Pat Comben, former registrar at the Diocese of Grafton, said he should no longer be referred to by the title reverend and was not even sure he could still call himself a Christian after 50 years in the church.
The royal commission is examining the response of the Anglican Diocese of Grafton to harrowing claims of physical and sexual child abuse over a 48-year period and involving 12 members of clergy and staff at the former North Coast Children's Home in Lismore.
"Some of us do have some guilt and take some responsibility for this," he said after a gruelling two days of evidence finished yesterday.
The commission heard Mr Comben took an argumentative approach with the more than 40 victims and instructed lawyers to make a compensation offer of $825,000 "and not a penny more".
The claimants were finally given a settlement that came to $10,000 each after costs - despite the diocese trustees having assets worth more than $200 million.
Outside the commission Mr Comben said he took the tough line under orders from the church hierarchy and if he had not "I would have been sacked by the church".
He asked the head of the diocese to sign his resignation papers moments before he took the stand, in protest at how "history is being rewritten by some members of the church".

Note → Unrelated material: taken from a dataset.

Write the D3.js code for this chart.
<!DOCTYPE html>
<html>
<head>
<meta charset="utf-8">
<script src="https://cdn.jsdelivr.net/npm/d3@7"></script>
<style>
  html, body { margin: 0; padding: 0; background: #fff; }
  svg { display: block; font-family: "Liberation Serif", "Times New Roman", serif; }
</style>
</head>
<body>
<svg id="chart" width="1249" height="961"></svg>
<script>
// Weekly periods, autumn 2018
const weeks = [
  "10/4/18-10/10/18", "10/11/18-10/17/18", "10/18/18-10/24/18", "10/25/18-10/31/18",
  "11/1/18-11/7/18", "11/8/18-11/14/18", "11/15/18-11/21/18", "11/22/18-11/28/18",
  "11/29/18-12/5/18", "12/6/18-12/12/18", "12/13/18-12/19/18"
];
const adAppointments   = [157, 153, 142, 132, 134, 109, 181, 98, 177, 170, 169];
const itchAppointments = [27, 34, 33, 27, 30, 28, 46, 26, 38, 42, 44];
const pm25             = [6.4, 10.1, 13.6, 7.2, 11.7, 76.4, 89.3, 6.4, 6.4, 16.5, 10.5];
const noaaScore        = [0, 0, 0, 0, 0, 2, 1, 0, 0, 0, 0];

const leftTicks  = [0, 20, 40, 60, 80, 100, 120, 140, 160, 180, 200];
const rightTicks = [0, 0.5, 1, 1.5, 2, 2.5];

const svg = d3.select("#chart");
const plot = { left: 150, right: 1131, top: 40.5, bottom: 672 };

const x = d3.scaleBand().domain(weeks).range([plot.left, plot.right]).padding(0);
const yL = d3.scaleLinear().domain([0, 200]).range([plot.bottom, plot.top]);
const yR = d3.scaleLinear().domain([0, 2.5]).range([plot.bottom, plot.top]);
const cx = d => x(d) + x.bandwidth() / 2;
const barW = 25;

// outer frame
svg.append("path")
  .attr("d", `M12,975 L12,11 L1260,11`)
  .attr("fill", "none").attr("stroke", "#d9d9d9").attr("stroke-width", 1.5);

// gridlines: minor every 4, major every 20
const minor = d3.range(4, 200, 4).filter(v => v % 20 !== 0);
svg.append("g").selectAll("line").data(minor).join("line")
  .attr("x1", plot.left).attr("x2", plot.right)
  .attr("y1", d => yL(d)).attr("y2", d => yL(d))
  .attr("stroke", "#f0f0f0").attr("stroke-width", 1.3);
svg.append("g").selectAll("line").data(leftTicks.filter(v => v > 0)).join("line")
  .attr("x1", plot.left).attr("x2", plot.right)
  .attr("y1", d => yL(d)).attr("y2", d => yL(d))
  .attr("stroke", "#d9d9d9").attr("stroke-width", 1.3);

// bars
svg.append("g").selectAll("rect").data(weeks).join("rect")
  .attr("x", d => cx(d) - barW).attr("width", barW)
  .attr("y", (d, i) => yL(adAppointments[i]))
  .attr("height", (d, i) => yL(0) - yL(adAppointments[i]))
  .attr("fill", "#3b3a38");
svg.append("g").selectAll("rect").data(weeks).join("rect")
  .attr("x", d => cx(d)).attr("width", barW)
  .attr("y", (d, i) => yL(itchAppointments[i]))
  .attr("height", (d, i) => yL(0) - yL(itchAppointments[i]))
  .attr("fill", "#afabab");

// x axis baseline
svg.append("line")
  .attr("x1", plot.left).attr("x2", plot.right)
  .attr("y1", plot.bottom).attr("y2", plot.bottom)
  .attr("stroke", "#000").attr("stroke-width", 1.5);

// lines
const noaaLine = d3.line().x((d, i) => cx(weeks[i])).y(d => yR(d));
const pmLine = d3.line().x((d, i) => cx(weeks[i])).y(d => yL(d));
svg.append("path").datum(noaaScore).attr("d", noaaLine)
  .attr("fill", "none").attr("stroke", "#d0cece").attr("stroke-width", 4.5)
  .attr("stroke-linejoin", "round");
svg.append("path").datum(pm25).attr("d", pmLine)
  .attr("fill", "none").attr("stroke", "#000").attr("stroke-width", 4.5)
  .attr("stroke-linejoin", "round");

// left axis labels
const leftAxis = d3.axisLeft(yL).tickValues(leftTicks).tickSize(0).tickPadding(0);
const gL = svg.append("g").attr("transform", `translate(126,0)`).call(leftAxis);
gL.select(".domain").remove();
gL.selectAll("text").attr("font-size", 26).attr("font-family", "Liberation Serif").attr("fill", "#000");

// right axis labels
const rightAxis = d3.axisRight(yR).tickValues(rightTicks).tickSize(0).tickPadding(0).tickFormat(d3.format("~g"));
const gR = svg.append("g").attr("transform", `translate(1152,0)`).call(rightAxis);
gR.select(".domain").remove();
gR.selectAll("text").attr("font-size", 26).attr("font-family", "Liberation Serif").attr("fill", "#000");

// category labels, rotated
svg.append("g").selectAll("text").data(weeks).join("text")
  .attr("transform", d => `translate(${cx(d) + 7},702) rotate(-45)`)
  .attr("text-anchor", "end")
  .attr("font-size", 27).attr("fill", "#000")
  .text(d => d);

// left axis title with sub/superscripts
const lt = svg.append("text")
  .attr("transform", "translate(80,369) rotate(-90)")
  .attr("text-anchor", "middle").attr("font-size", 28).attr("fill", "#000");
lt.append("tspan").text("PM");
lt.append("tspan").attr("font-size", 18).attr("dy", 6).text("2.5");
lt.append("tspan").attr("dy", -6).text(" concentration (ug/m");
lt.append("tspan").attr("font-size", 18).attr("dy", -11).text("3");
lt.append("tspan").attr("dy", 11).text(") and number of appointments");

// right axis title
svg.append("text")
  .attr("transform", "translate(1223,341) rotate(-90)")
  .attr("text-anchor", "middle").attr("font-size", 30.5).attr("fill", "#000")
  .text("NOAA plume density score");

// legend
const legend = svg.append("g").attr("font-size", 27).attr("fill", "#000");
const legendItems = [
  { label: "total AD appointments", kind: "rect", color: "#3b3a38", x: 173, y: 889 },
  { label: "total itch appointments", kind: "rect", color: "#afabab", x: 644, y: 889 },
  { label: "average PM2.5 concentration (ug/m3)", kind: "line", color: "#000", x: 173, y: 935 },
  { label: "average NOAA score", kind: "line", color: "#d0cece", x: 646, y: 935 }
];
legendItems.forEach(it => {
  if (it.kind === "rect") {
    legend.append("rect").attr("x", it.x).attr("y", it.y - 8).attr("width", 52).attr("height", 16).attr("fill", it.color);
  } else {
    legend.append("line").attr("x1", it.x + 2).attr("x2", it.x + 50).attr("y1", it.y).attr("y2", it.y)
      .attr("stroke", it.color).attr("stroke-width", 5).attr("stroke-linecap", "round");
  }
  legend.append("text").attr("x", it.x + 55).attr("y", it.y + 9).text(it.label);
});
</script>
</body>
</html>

"This has to be the lowest point of my career," said the former Queensland government minister, who now runs a caravan park.

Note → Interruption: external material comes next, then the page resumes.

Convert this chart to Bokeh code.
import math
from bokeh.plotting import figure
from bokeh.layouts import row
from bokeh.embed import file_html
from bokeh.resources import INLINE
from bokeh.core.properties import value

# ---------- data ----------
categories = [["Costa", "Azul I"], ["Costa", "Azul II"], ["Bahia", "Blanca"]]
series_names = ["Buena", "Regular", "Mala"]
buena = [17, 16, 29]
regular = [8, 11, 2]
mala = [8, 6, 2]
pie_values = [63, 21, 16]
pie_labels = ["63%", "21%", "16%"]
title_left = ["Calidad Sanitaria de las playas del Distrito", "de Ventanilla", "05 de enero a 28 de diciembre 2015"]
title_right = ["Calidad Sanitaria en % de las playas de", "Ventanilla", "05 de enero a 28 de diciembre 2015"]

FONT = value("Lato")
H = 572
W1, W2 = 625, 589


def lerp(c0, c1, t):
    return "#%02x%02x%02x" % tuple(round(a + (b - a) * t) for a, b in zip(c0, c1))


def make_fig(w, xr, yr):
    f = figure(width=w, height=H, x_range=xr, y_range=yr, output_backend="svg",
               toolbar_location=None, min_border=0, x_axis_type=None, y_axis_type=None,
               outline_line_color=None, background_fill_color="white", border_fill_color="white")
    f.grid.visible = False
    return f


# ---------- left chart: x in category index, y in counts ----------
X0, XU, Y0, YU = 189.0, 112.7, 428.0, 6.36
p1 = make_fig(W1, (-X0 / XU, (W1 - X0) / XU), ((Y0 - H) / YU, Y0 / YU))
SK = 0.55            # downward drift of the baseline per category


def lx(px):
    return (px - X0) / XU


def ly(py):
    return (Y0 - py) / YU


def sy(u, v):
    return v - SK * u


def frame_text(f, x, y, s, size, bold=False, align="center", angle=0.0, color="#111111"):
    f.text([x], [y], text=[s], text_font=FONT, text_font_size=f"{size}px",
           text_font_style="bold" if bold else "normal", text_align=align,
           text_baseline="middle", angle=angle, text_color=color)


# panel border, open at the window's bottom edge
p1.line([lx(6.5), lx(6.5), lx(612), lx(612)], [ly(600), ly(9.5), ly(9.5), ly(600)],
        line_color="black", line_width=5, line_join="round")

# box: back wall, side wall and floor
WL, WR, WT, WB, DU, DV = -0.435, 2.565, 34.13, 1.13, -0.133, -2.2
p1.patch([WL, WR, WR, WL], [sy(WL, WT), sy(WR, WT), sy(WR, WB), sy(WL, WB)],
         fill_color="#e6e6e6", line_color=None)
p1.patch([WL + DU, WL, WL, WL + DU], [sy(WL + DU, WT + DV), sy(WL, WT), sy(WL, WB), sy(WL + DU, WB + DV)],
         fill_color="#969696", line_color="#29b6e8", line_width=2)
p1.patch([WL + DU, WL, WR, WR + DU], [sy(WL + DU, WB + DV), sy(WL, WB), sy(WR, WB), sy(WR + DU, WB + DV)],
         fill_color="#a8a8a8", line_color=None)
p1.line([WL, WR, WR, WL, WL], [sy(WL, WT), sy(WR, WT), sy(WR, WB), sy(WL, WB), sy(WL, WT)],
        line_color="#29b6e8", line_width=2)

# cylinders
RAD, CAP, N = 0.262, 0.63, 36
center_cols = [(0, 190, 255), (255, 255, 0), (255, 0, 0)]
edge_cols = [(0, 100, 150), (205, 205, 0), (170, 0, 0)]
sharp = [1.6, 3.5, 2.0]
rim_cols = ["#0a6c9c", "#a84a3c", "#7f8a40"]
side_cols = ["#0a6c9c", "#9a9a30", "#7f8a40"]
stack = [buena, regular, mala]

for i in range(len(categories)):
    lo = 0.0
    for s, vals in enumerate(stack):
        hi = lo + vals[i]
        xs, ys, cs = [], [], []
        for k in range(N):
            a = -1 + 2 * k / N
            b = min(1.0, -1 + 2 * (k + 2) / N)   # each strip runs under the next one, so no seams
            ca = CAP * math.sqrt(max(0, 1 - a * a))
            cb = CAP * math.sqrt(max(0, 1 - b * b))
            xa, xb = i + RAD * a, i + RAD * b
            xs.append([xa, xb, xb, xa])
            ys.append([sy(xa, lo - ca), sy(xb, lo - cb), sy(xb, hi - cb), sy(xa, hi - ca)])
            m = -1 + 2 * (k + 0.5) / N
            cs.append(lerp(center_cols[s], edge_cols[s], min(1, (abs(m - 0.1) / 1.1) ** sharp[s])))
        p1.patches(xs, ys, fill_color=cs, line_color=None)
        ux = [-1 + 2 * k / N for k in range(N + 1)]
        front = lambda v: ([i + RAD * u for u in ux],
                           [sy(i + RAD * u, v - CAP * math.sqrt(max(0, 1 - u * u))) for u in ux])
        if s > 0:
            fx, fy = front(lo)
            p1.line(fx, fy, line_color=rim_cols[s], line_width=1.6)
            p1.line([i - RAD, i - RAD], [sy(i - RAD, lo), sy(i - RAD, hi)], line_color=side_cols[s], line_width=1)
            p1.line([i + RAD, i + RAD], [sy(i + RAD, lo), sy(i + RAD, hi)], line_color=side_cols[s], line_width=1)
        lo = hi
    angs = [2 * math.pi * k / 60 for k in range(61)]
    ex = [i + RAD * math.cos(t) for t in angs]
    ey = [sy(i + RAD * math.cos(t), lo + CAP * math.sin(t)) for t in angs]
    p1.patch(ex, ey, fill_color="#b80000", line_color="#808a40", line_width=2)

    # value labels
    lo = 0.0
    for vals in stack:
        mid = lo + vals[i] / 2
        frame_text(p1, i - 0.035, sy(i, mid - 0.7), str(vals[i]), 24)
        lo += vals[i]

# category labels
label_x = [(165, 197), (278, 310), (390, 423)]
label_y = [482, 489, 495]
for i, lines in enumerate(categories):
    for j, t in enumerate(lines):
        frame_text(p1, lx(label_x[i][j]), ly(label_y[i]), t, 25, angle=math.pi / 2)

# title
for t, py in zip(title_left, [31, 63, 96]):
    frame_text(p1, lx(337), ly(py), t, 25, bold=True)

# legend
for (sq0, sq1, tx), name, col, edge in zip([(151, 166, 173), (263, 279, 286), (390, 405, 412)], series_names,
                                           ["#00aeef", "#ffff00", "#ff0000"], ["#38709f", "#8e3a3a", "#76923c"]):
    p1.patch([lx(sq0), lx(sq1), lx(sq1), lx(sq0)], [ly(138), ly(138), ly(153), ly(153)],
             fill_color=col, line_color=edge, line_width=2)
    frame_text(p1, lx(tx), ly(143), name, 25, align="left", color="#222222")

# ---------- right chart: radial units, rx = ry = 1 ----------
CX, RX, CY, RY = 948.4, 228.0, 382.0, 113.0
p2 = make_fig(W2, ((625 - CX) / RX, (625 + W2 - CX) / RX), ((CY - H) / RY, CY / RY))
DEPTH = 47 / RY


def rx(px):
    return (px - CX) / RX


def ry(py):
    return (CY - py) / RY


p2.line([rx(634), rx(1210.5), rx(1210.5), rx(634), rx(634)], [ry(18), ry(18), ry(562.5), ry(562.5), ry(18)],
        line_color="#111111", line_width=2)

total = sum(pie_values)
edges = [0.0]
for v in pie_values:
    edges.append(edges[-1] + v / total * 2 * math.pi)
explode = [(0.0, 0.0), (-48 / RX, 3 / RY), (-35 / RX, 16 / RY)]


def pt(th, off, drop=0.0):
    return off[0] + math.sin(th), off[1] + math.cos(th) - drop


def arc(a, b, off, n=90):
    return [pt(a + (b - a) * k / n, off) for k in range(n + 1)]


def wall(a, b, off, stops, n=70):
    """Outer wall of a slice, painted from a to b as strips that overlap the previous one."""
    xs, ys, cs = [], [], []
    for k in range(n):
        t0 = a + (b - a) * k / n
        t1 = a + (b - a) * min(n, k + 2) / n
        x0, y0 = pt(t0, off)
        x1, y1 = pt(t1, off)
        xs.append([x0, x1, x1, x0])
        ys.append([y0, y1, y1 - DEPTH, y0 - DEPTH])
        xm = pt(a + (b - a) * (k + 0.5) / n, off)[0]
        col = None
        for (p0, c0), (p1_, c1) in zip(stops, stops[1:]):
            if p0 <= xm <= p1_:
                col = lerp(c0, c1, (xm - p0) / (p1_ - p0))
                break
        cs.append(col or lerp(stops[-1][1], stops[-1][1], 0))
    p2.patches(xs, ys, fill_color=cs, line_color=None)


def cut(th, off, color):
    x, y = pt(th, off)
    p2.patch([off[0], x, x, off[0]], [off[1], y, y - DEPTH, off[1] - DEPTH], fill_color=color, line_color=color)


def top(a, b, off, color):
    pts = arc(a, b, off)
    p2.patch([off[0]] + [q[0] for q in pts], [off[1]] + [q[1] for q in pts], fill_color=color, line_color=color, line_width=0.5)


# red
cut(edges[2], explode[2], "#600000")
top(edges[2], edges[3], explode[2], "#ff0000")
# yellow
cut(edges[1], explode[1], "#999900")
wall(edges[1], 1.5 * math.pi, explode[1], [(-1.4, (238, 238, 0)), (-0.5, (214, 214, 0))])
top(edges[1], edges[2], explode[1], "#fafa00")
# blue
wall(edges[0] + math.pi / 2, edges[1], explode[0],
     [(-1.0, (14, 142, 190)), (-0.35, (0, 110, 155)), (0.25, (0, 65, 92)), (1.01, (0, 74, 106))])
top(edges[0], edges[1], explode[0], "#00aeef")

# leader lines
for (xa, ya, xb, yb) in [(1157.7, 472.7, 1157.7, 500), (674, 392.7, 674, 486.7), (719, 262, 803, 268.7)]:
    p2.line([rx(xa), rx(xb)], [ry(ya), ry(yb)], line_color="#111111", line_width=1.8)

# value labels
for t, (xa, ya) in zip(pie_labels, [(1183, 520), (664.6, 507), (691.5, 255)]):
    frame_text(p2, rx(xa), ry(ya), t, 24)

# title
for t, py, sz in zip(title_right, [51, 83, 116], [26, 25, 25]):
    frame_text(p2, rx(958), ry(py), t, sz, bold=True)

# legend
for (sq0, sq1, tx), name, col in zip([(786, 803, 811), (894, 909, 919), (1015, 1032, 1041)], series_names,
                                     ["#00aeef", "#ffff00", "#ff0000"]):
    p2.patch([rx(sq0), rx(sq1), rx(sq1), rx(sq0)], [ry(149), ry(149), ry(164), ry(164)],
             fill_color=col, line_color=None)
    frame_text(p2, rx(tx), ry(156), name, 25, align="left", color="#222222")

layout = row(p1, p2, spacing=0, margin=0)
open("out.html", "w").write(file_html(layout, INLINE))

"I can understand how people who have been abused consider suicide."
Former Lismore home resident Richard "Tommy" Campion raised allegations of abuse in a 2005 letter to the diocese that named abusers.
But Mr Comben did not follow official channels to alert the police, despite a telephone conversation with one of the accused priests confirming guilt in Mr Comben's mind.
And he found another convicted paedophile priest still listed in the Anglican Directory - known unofficially as the "stud book" - but took no disciplinary action.
The church did not officially inform police about the full scale of the abuse at the home until 2013.
On Mr Comben's argumentative approach with lawyers, Justice Peter McClennan, said: "Did it occur to you that you shouldn't be talking in an argumentative way until you had been able to talk to these people?"
Mr Comben conceded: "I was wrong". The hearing continues today.